Date of Award

Summer 2012

Document Type


Degree Name

Master of Science (MS)


Aerospace Engineering

Committee Director

Thomas E. Alberts

Committee Member

Brett Newman

Committee Member

Colin P. Britcher

Committee Member

Robert L. Ash


In this thesis, the electrodynamics of a single axis hybrid electromagnetic suspension Maglev system was modeled and validated by applying it to a single axis hybrid maglev ball experiment. By exploring its linearized model, it was shown that the single axis hybrid Maglev ball has inherently unstable dynamics. Three control scenarios were explored based on the linearized model; (1) Proportional, Deferential (PD) control, (2) Proportional, Deferential, Integral (PID) and (3) PID controller with pre-filtering. This thesis has shown that a PID controller with a pre-filtering technique can stabilize such a system and provide a well-controlled response.

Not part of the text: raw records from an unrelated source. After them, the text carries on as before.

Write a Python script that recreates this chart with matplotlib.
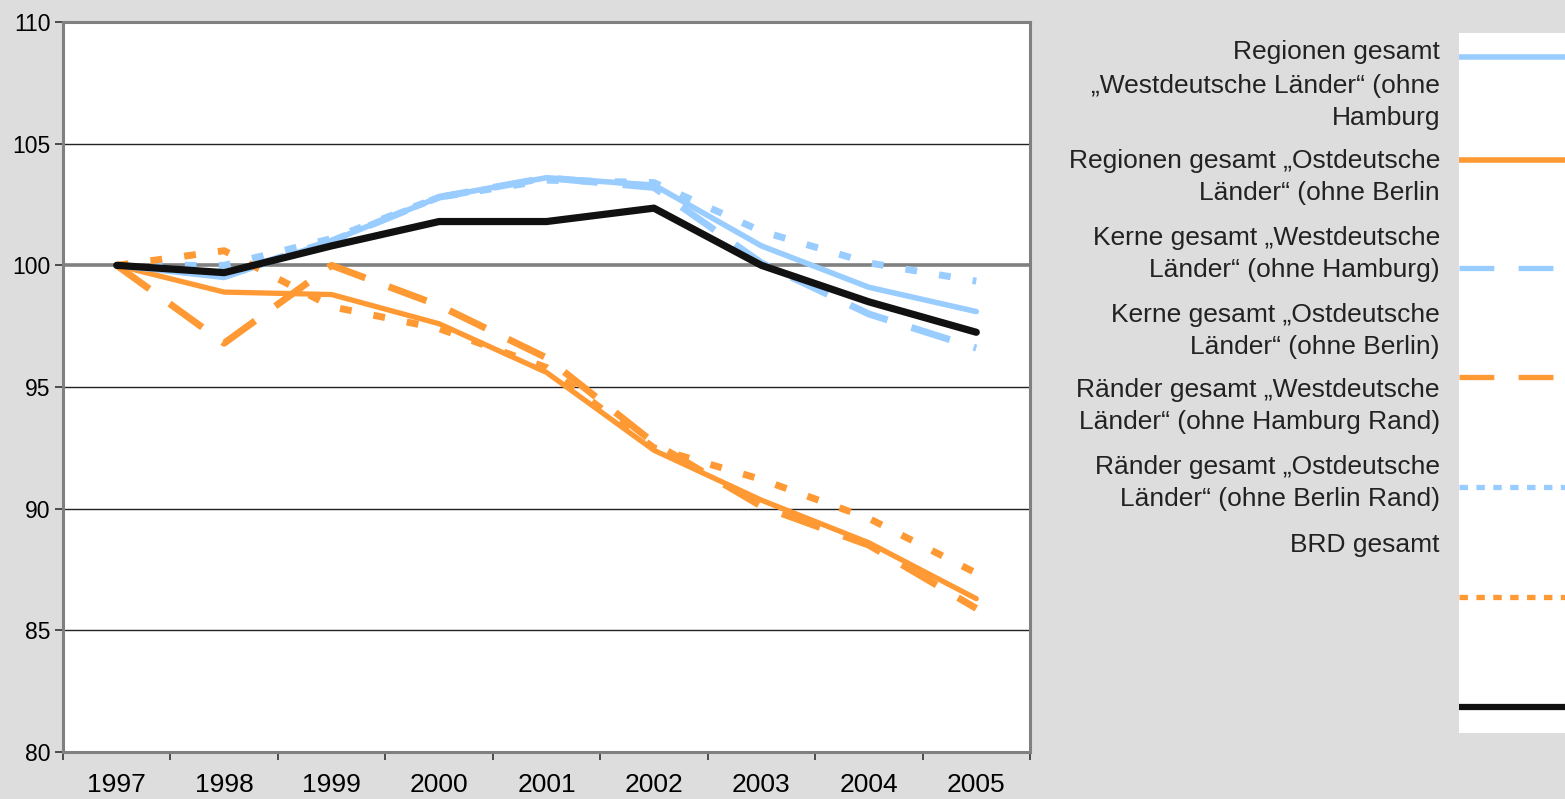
import matplotlib.pyplot as plt
import numpy as np

plt.rcParams['font.family'] = ['Liberation Sans', 'DejaVu Sans']

years = ['1997', '1998', '1999', '2000', '2001', '2002', '2003', '2004', '2005']

regionen_west = [100, 99.5, 101.0, 102.8, 103.6, 103.3, 100.8, 99.1, 98.1]
regionen_ost = [100, 98.9, 98.8, 97.6, 95.6, 92.4, 90.35, 88.6, 86.3]
kerne_west = [100, 99.6, 101.0, 102.8, 103.6, 103.2, 100.1, 98.0, 96.6]
kerne_ost = [100, 96.8, 100.0, 98.35, 96.2, 92.7, 90.1, 88.5, 85.9]
raender_west = [100, 100.0, 101.1, 102.8, 103.5, 103.4, 101.4, 100.1, 99.35]
raender_ost = [100, 100.6, 98.3, 97.4, 95.8, 92.5, 91.2, 89.6, 87.35]
brd = [100, 99.7, 100.8, 101.8, 101.8, 102.35, 100.0, 98.5, 97.25]

labels = [
    'Regionen gesamt\n\u201eWestdeutsche L\u00e4nder\u201c (ohne\nHamburg',
    'Regionen gesamt \u201eOstdeutsche\nL\u00e4nder\u201c (ohne Berlin',
    'Kerne gesamt \u201eWestdeutsche\nL\u00e4nder\u201c (ohne Hamburg)',
    'Kerne gesamt \u201eOstdeutsche\nL\u00e4nder\u201c (ohne Berlin)',
    'R\u00e4nder gesamt \u201eWestdeutsche\nL\u00e4nder\u201c (ohne Hamburg Rand)',
    'R\u00e4nder gesamt \u201eOstdeutsche\nL\u00e4nder\u201c (ohne Berlin Rand)',
    'BRD gesamt',
]

blue = '#99CCFF'
orange = '#FF9933'

# (values, colour, style in plot, width in plot, style in legend, width in legend)
series = [
    (regionen_west, blue, '-', 4.0, '-', 4.0),
    (regionen_ost, orange, '-', 3.8, '-', 4.0),
    (kerne_west, blue, (0, (5.8, 3.6)), 5.0, (0, (6.6, 4.6)), 3.8),
    (kerne_ost, orange, (0, (5.8, 3.6)), 5.0, (0, (6.6, 4.6)), 3.8),
    (raender_west, blue, (0, (1.7, 3.2)), 5.0, (0, (1.6, 1.6)), 3.8),
    (raender_ost, orange, (0, (1.7, 3.2)), 5.0, (0, (1.6, 1.6)), 3.8),
    (brd, '#111111', '-', 5.2, '-', 4.5),
]

fig = plt.figure(figsize=(15.65, 7.99), dpi=100, facecolor='#DDDDDD')
W, H = 1565, 799
ax = fig.add_axes([63 / W, (H - 752) / H, 967 / W, 730 / H])
ax.set_facecolor('white')

x = np.arange(len(years))
for vals, col, ls, lw, _, _ in series:
    ax.plot(x, vals, color=col, linestyle=ls, linewidth=lw,
            solid_capstyle='round', dash_capstyle='butt', zorder=3)

ax.set_xlim(-0.5, len(years) - 0.5)
ax.set_ylim(80, 110)
ax.set_yticks(np.arange(80, 111, 5))
for v in [85, 90, 95, 105]:
    ax.axhline(v, color='#222222', linewidth=1.0, zorder=1)
ax.axhline(100, color='#808080', linewidth=2.6, zorder=2)

ax.set_xticks(np.arange(-0.5, len(years), 1.0))
ax.set_xticklabels([])
ax.set_xticks(x, minor=True)
ax.set_xticklabels(years, minor=True, fontsize=19)
ax.tick_params(axis='x', which='major', length=6, width=1.2, color='#333333', direction='out')
ax.tick_params(axis='x', which='minor', length=0, pad=15)
ax.tick_params(axis='y', length=6, width=1.2, color='#333333', labelsize=16.5, pad=3)

for s in ax.spines.values():
    s.set_color('#808080')
    s.set_linewidth(2.2)

# legend drawn by hand: labels on grey, samples in a white box
lax = fig.add_axes([1459 / W, (H - 733) / H, 106 / W, 700 / H])
lax.set_xlim(0, 1)
lax.set_ylim(733, 33)
lax.set_facecolor('white')
for s in lax.spines.values():
    s.set_visible(False)
lax.set_xticks([])
lax.set_yticks([])
sample_y = [57, 160, 268, 377, 487, 597, 707]
for (vals, col, _, _, ls, lw), yy in zip(series, sample_y):
    lax.plot([0.0, 1.0], [yy, yy], color=col, linestyle=ls, linewidth=lw,
             solid_capstyle='butt', dash_capstyle='butt')

label_y = [[52, 86, 118], [161, 193], [238, 270], [315, 347], [390, 422], [467, 499], [545]]
for lab, ys in zip(labels, label_y):
    for line, yy in zip(lab.split('\n'), ys):
        fig.text(1440 / W, 1 - yy / H, line, ha='right', va='center',
                 fontsize=19, color='#222222')

fig.savefig('out.png', dpi=100, facecolor=fig.get_facecolor())
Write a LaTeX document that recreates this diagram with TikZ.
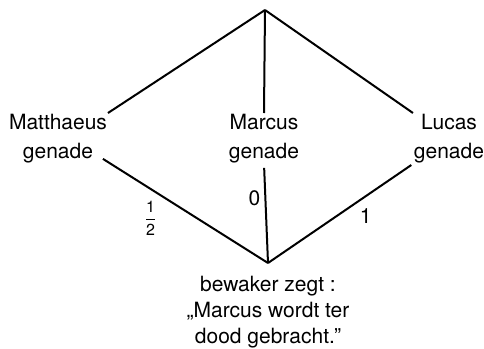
\documentclass[tikz,border=0pt]{standalone}
\usepackage{fontspec}
\setmainfont{TeX Gyre Heros}
\usepackage{tikz}

\begin{document}
\begin{tikzpicture}[
  x=0.5pt, y=-0.5pt,
  line width=1pt,
  gospel/.style={align=center, inner sep=0pt, anchor=north,
                 font=\fontsize{10.5}{14.5}\selectfont},
  verdict/.style={gospel, font=\fontsize{10.5}{13}\selectfont},
  wLabel/.style={inner sep=2pt, font=\fontsize{10.5}{12}\selectfont},
  fracLabel/.style={wLabel, font=\fontsize{8}{9}\selectfont}
]
\useasboundingbox[fill=white] (0,0) rectangle (484,349);
\coordinate (top) at (265,10);
\coordinate (bot) at (268,263);
\node[gospel] (mat) at (58,113) {Matthaeus\\genade};
\node[gospel] (mar) at (264,113) {Marcus\\genade};
\node[gospel] (luc) at (449,113) {Lucas\\genade};
\node[verdict] (guard) at (268,275) {bewaker zegt :\\„Marcus wordt ter\\dood gebracht.”};
\foreach \n/\a in {mat/north east, mar/north, luc/north west} \draw (top) -- (\n.\a);
\draw ([shift={(-5,-5)}]mat.south east) -- node[fracLabel, pos=0.36, anchor=north east] (half) {$\displaystyle\frac{\mathrm{1}}{\mathrm{2}}$} (bot);
\draw[shorten <=2pt] (mar.south) -- node[wLabel, pos=0.35, left] (zero) {0} (bot);
\draw[shorten <=1pt] (luc.south west) -- node[wLabel, pos=0.4, below right] (one) {1} (bot);
\end{tikzpicture}
\end{document}
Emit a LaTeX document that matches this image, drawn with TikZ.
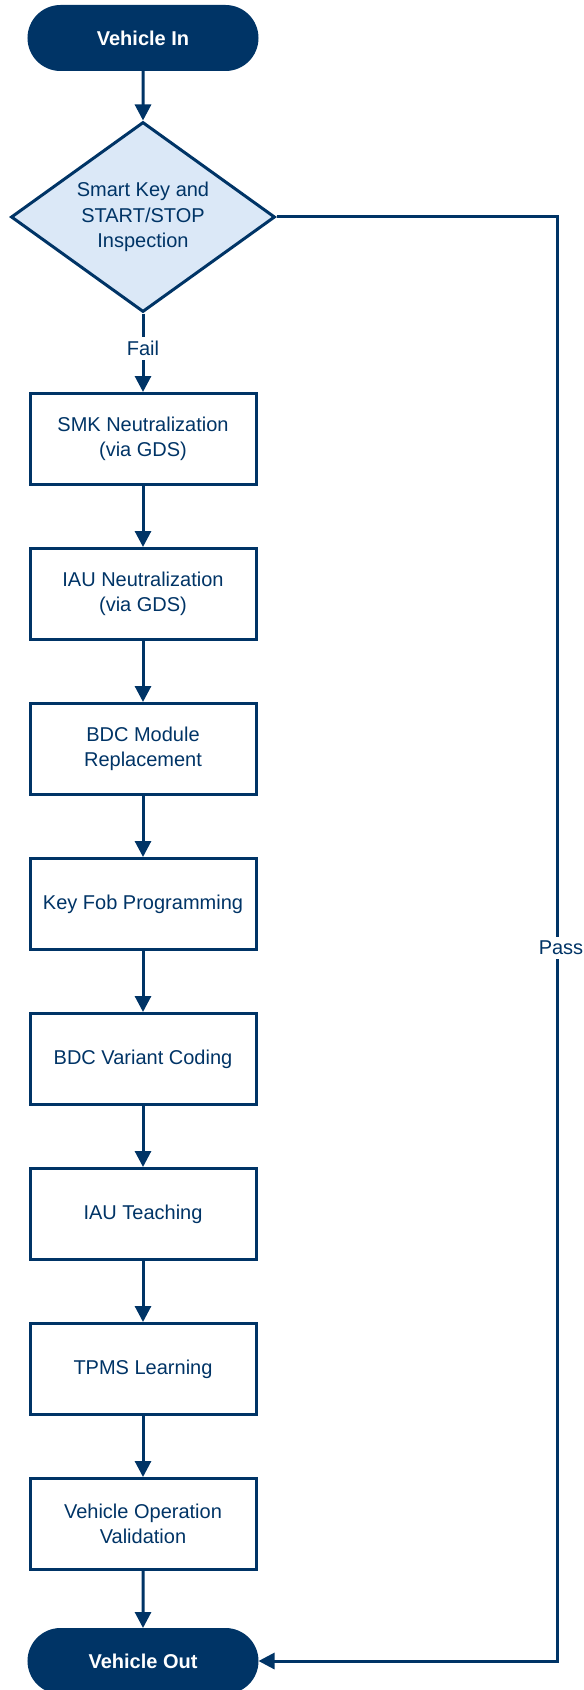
\documentclass[tikz,border=0pt]{standalone}
\usepackage{fontspec}
\setmainfont{Liberation Sans}
\usetikzlibrary{arrows.meta,shapes.geometric,shapes.misc}
\definecolor{navy}{RGB}{0,52,102}
\definecolor{paleblue}{RGB}{219,232,247}

\begin{document}
\begin{tikzpicture}[x=0.5pt, y=-0.5pt,
	font=\fontsize{10}{12.8}\selectfont, text=navy,
	terminal/.style={rounded rectangle, draw=navy, fill=navy, line width=1.5pt, minimum width=114pt, minimum height=31.5pt, inner sep=0pt, text=white, font=\fontsize{10}{12.8}\selectfont\bfseries},
	decision/.style={diamond, aspect=1.4, draw=navy, fill=paleblue, line width=1.5pt, minimum width=132pt, minimum height=95pt, inner sep=0pt, align=center},
	process/.style={rectangle, draw=navy, fill=white, line width=1.5pt, minimum width=113pt, minimum height=45.5pt, inner sep=0pt, align=center},
	flow/.style={draw=navy, line width=1.5pt, -{Triangle[length=8pt,width=8pt]}},
	lbl/.style={fill=white, inner sep=2pt}]
			%%%%% START %%%%%
			
			\useasboundingbox (0, 0) rectangle (583, 1690);
			
			\node[terminal] (vin) at (143, 38) {Vehicle In};
			\node[decision] (check) at (143, 217) {Smart Key and\\START/STOP\\Inspection};
			
			\node[process] (smk) at (143, 439) {SMK Neutralization\\(via GDS)};
			\node[process] (iau) at (143, 594) {IAU Neutralization\\(via GDS)};
			\node[process] (bdc) at (143, 749) {BDC Module\\Replacement};
			\node[process] (fob) at (143, 904) {Key Fob Programming};
			\node[process] (coding) at (143, 1059) {BDC Variant Coding};
			\node[process] (teach) at (143, 1214) {IAU Teaching};
			\node[process] (tpms) at (143, 1369) {TPMS Learning};
			\node[process] (valid) at (143, 1524) {Vehicle Operation\\Validation};
			
			\node[terminal] (vout) at (143, 1661) {Vehicle Out};
			
			\coordinate (rail) at (557, 0);
			
			\draw[flow] (vin) -- (check);
			\draw[flow] (check) -- node[lbl, pos=0.45] {Fail} (smk);
			\draw[flow] (smk) -- (iau);
			\draw[flow] (iau) -- (bdc);
			\draw[flow] (bdc) -- (fob);
			\draw[flow] (fob) -- (coding);
			\draw[flow] (coding) -- (teach);
			\draw[flow] (teach) -- (tpms);
			\draw[flow] (tpms) -- (valid);
			\draw[flow] (valid) -- (vout);
			
			\draw[flow] (check.east) -- (check.east -| rail) -- node[lbl, pos=0.506, xshift=2pt] {Pass} (vout.east -| rail) -- (vout.east);
			
			%%%%% END %%%%%
\end{tikzpicture}
\end{document}
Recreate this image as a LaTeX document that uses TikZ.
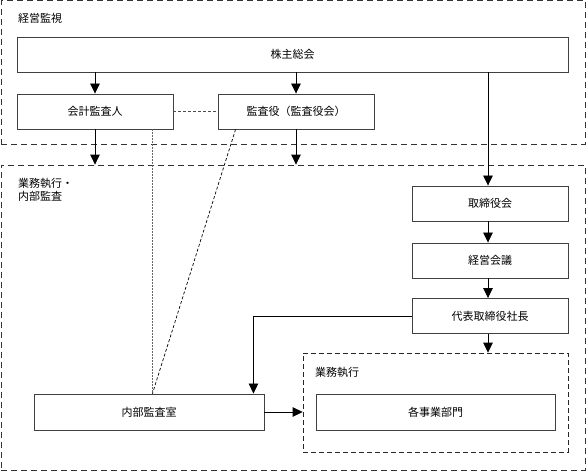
\documentclass[tikz,border=0pt]{standalone}
\usepackage{fontspec}
\setmainfont{Noto Sans CJK JP}
\usetikzlibrary{arrows.meta,calc}
\begin{document}
\begin{tikzpicture}[x=1pt,y=-1pt,
  font=\fontsize{11}{13}\selectfont,
  box/.style={draw=black!75,line width=0.9pt,fill=white,inner sep=0pt},
  zone/.style={draw=black!80,line width=0.8pt,dash pattern=on 6pt off 4pt,inner sep=0pt},
  arr/.style={line width=0.8pt,-{Triangle[length=10pt,width=9.5pt]}},
  ln/.style={line width=0.8pt},
  dotln/.style={line width=0.8pt,draw=black!60,dash pattern=on 1.5pt off 1.5pt},
  dashln/.style={line width=0.7pt,dash pattern=on 3pt off 2pt},
  lbl/.style={anchor=west,inner sep=0pt,align=left}]
\useasboundingbox (0,0) rectangle (586,472);
% zones
\node[zone,minimum width=584pt,minimum height=143.5pt] (z1) at (293,72.5) {};
\node[zone,minimum width=584pt,minimum height=305pt] (z2) at (293,317.5) {};
\node[lbl] (z1l) at (18,18) {経営監視};
\node[lbl] (z2l) at (18,190) {業務執行・\\内部監査};
% top boxes
\node[box,minimum width=551pt,minimum height=35pt] (kabu) at (292.5,54.5) {株主総会};
\node[box,minimum width=156pt,minimum height=35pt] (kaikei) at (95,111.5) {会計監査人};
\node[box,minimum width=156pt,minimum height=35pt] (kansa) at (296,111.5) {監査役（監査役会）};
% right column
\node[box,minimum width=156pt,minimum height=35pt] (tori) at (490,203.5) {取締役会};
\node[box,minimum width=156pt,minimum height=35pt] (keiei) at (490,260.5) {経営会議};
\node[box,minimum width=156pt,minimum height=35pt] (shacho) at (490,316) {代表取締役社長};
% inner zone
\node[zone,draw=black!85,line width=0.7pt,dash pattern=on 5pt off 3pt,minimum width=265pt,minimum height=99pt] (gyomu) at (435.5,402.5) {};
\node[lbl] (gyomul) at (315,372) {業務執行};
\node[box,minimum width=239pt,minimum height=36pt] (kakubu) at (435.5,412) {各事業部門};
\node[box,minimum width=230pt,minimum height=36pt] (naibu) at (149,412) {内部監査室};
% connectors
\draw[arr] (kabu.south -| kaikei.north) -- (kaikei.north);
\draw[arr] (kabu.south -| kansa.north) -- (kansa.north);
\draw[arr] (kaikei.south) -- (kaikei.south |- z2.north);
\draw[arr] (kansa.south) -- (kansa.south |- z2.north);
\draw[dashln,draw=black!70] (kaikei.east) -- (kansa.west);
\draw[arr] (kabu.south -| 488,0) -- (tori.north -| 488,0);
\draw[arr] (tori.south -| 488,0) -- (keiei.north -| 488,0);
\draw[arr] (keiei.south -| 488,0) -- (shacho.north -| 488,0);
\draw[arr] (shacho.south -| 488,0) -- (gyomu.north -| 488,0);
\coordinate (bend) at ([xshift=-11pt]naibu.north east);
\draw[arr] (shacho.west) -| (bend);
\draw[arr] (naibu.east) -- (naibu.east -| gyomu.west);
\coordinate (kaiA) at ([xshift=-21pt]kaikei.south east);
\coordinate (naiA) at (kaiA |- naibu.north);
\coordinate (kanA) at ([xshift=18pt]kansa.south west);
\draw[dotln] (kaiA) -- (naiA);
\draw[dashln] (kanA) -- (naiA);
\end{tikzpicture}
\end{document}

A parametric system identification technique was applied to fit the theoretically derived model to a single axis hybrid maglev ball experiment. It is known that the identified model has different model parameters than the theoretically "derived" parameters. This thesis has examined and discussed the deviation from the theoretical model. Importantly, it was shown that such a system can be identified by estimating the values of two parameters instead of five to increase the accuracy.

A Numerical nonlinear simulation was developed for the experiment based on the theoretically derived and experimentally identified model. This simulation was validated by real-time experiment outputs.